— WORK TO COMPLETE —
Without the pictures, copy all the entries below exactly.

++++ EXCERPTED RECORDS ++++

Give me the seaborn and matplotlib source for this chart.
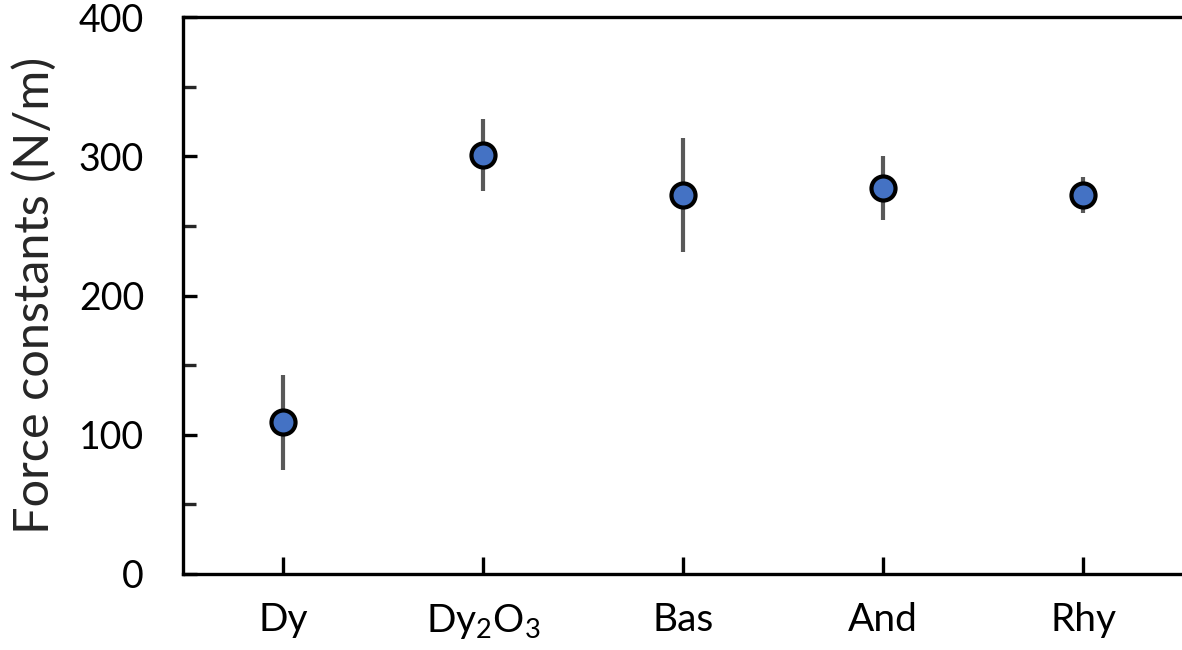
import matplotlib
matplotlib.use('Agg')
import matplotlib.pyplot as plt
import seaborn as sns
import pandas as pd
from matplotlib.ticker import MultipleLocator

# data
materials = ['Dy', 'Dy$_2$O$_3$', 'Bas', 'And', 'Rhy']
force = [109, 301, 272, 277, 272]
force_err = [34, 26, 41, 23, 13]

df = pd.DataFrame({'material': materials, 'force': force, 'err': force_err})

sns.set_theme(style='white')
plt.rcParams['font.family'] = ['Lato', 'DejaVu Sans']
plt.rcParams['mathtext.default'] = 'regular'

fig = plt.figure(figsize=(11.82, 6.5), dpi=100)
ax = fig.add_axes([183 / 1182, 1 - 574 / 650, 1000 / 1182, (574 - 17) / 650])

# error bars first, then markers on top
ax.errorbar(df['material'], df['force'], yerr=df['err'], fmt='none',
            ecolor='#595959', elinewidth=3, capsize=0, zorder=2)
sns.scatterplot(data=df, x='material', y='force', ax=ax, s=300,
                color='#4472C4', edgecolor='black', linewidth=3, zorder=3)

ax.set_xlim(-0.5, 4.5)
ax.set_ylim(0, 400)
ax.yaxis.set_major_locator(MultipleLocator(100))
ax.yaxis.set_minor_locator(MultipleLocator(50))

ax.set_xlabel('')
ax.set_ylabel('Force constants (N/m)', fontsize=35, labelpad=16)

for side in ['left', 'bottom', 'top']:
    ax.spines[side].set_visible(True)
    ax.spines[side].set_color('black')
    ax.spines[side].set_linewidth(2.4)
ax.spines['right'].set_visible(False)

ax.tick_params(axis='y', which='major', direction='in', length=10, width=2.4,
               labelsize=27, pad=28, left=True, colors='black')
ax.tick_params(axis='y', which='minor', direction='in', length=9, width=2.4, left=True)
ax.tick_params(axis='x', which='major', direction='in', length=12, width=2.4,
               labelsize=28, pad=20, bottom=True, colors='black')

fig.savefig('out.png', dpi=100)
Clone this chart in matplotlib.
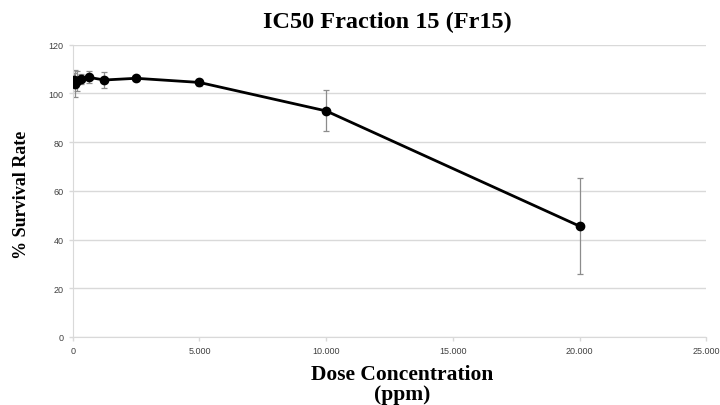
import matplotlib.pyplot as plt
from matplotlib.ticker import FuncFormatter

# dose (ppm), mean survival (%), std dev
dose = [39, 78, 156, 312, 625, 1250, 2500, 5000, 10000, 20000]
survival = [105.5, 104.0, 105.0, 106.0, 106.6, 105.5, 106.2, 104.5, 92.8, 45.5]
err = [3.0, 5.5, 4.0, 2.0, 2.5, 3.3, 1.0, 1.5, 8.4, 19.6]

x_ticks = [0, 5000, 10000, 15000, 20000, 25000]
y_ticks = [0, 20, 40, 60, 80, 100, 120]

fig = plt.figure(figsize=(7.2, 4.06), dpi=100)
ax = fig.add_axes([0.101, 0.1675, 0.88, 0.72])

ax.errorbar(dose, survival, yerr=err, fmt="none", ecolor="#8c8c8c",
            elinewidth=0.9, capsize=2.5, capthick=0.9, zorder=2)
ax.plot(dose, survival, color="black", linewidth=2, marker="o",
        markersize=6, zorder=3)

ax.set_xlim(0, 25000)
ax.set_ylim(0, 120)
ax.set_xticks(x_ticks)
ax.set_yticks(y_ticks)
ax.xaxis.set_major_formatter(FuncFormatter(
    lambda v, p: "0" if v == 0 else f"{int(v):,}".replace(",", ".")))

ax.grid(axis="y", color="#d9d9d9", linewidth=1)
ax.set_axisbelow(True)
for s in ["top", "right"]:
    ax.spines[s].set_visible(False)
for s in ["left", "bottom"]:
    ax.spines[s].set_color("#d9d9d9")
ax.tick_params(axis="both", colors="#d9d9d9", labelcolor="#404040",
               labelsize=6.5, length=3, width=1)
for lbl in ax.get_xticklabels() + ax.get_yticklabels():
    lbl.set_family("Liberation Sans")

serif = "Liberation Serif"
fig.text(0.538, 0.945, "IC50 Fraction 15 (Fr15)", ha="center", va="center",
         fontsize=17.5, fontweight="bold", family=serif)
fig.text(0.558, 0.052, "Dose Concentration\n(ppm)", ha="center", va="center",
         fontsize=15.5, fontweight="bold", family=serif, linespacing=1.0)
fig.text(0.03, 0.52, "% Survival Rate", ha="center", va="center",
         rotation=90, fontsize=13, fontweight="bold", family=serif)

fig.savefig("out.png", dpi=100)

++++

— REPLY TO THE EXERCISE —
Give me the seaborn and matplotlib source for this chart.
import matplotlib
matplotlib.use('Agg')
import matplotlib.pyplot as plt
import seaborn as sns
import pandas as pd
from matplotlib.ticker import MultipleLocator

# data
materials = ['Dy', 'Dy$_2$O$_3$', 'Bas', 'And', 'Rhy']
force = [109, 301, 272, 277, 272]
force_err = [34, 26, 41, 23, 13]

df = pd.DataFrame({'material': materials, 'force': force, 'err': force_err})

sns.set_theme(style='white')
plt.rcParams['font.family'] = ['Lato', 'DejaVu Sans']
plt.rcParams['mathtext.default'] = 'regular'

fig = plt.figure(figsize=(11.82, 6.5), dpi=100)
ax = fig.add_axes([183 / 1182, 1 - 574 / 650, 1000 / 1182, (574 - 17) / 650])

# error bars first, then markers on top
ax.errorbar(df['material'], df['force'], yerr=df['err'], fmt='none',
            ecolor='#595959', elinewidth=3, capsize=0, zorder=2)
sns.scatterplot(data=df, x='material', y='force', ax=ax, s=300,
                color='#4472C4', edgecolor='black', linewidth=3, zorder=3)

ax.set_xlim(-0.5, 4.5)
ax.set_ylim(0, 400)
ax.yaxis.set_major_locator(MultipleLocator(100))
ax.yaxis.set_minor_locator(MultipleLocator(50))

ax.set_xlabel('')
ax.set_ylabel('Force constants (N/m)', fontsize=35, labelpad=16)

for side in ['left', 'bottom', 'top']:
    ax.spines[side].set_visible(True)
    ax.spines[side].set_color('black')
    ax.spines[side].set_linewidth(2.4)
ax.spines['right'].set_visible(False)

ax.tick_params(axis='y', which='major', direction='in', length=10, width=2.4,
               labelsize=27, pad=28, left=True, colors='black')
ax.tick_params(axis='y', which='minor', direction='in', length=9, width=2.4, left=True)
ax.tick_params(axis='x', which='major', direction='in', length=12, width=2.4,
               labelsize=28, pad=20, bottom=True, colors='black')

fig.savefig('out.png', dpi=100)
Clone this chart in matplotlib.
import matplotlib.pyplot as plt
from matplotlib.ticker import FuncFormatter

# dose (ppm), mean survival (%), std dev
dose = [39, 78, 156, 312, 625, 1250, 2500, 5000, 10000, 20000]
survival = [105.5, 104.0, 105.0, 106.0, 106.6, 105.5, 106.2, 104.5, 92.8, 45.5]
err = [3.0, 5.5, 4.0, 2.0, 2.5, 3.3, 1.0, 1.5, 8.4, 19.6]

x_ticks = [0, 5000, 10000, 15000, 20000, 25000]
y_ticks = [0, 20, 40, 60, 80, 100, 120]

fig = plt.figure(figsize=(7.2, 4.06), dpi=100)
ax = fig.add_axes([0.101, 0.1675, 0.88, 0.72])

ax.errorbar(dose, survival, yerr=err, fmt="none", ecolor="#8c8c8c",
            elinewidth=0.9, capsize=2.5, capthick=0.9, zorder=2)
ax.plot(dose, survival, color="black", linewidth=2, marker="o",
        markersize=6, zorder=3)

ax.set_xlim(0, 25000)
ax.set_ylim(0, 120)
ax.set_xticks(x_ticks)
ax.set_yticks(y_ticks)
ax.xaxis.set_major_formatter(FuncFormatter(
    lambda v, p: "0" if v == 0 else f"{int(v):,}".replace(",", ".")))

ax.grid(axis="y", color="#d9d9d9", linewidth=1)
ax.set_axisbelow(True)
for s in ["top", "right"]:
    ax.spines[s].set_visible(False)
for s in ["left", "bottom"]:
    ax.spines[s].set_color("#d9d9d9")
ax.tick_params(axis="both", colors="#d9d9d9", labelcolor="#404040",
               labelsize=6.5, length=3, width=1)
for lbl in ax.get_xticklabels() + ax.get_yticklabels():
    lbl.set_family("Liberation Sans")

serif = "Liberation Serif"
fig.text(0.538, 0.945, "IC50 Fraction 15 (Fr15)", ha="center", va="center",
         fontsize=17.5, fontweight="bold", family=serif)
fig.text(0.558, 0.052, "Dose Concentration\n(ppm)", ha="center", va="center",
         fontsize=15.5, fontweight="bold", family=serif, linespacing=1.0)
fig.text(0.03, 0.52, "% Survival Rate", ha="center", va="center",
         rotation=90, fontsize=13, fontweight="bold", family=serif)

fig.savefig("out.png", dpi=100)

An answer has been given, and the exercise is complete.